On January 1, 1972, Hafif created a work that serves as the basis for her practice to the present day. With short vertical graphite strokes starting from the upper left corner, Hafif filled the page with vertical marks, explicitly revealing the process inherent in making the drawing.  With an integrity recalling the rigor and seriality of Robert Ryman and Giorgio Morandi, she transferred this process into watercolor, oil, acrylic, and an entire inventory of pigments and supports used in painting. One stroke after another, in a meditative process that recalls the marking of time, Hafif reveals the qualities of her chosen medium through layering, juxtaposition, and the meticulous exploration of color.  

This exhibition highlights Hafif’s graphite drawings and watercolors dating from 1974 to 1982. Some works quite literally employ Hafif’s hand as well as her limbs and body. In Chest Drawing, 1978, Hafif’s signature strokes emanate from a curvilinear feminine form, establishing a presence of self. Other graphite works serve as a continuation of Hafif’s New Year’s Day drawing, with variations on the density and orientation of her compositions existing within the boundaries of her serial practice.

Hafif employs a parallel process in her richly hued watercolors. In Antwerp Blue, Cobalt Green, Scarlet Lake, September 28, 1974 (pictured above), her signature vertical strokes move through variations in color in a lyrical, choreographed composition. Other watercolors employ a monochromatic palette that more clearly emphasizes the process of her mark making.

A group of Hafif’s luminous glaze paintings from 1995-2003 are also on view. In this series, one coat is repeatedly layered over another, creating vibrating jewel toned canvases. According to Hafif:

“I returned to the books on methods and materials to find a recipe for a glaze medium using Damar varnish, turpentine and oil.  Each of the many colors I used were applied to separate canvases, the result being bright and clear as a glaze over a white ground.”  

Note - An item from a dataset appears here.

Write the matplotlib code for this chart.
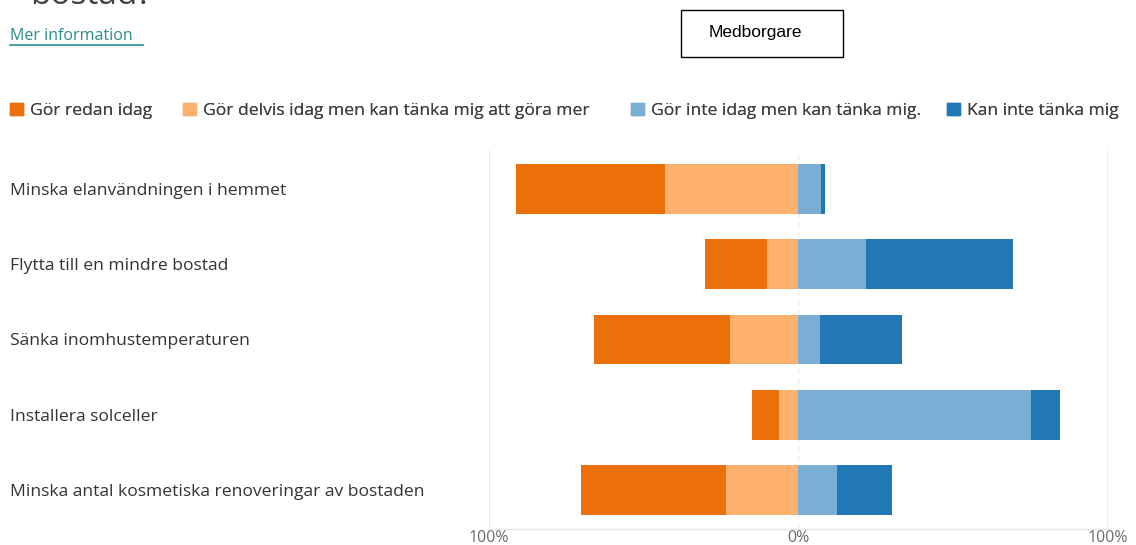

Marcia Hafif (b. 1929, Pomona, California), received her undergraduate degree from Pomona College in 1951 before moving to Rome to work and live for eight years.  Upon her return to California, she earned her MFA in the inaugural class at University of California at Irvine in 1971.  Hafif was included in Rooms, the first exhibition at the experimental PS1 space in Queens in 1976 with artists such as Alan Saret, David Hammons, Franz West and Michelangelo Pistoletto among others.  Recent exhibitions include a solo show at the Laguna Art Museum (her first in California since a 1975 exhibition at the La Jolla Museum of Contemporary Art, now the Museum of Contemporary Art San Diego), Made In LA, Hammer Museum, Los Angeles, 2014 and Collection: MOCA’s First Thirty Years, MOCA, Los Angeles, 2010.  Hafif has been included in exhibitions and permanent collections at numerous American and European galleries and museums.  Hafif lives and works in New York and Laguna Beach, California.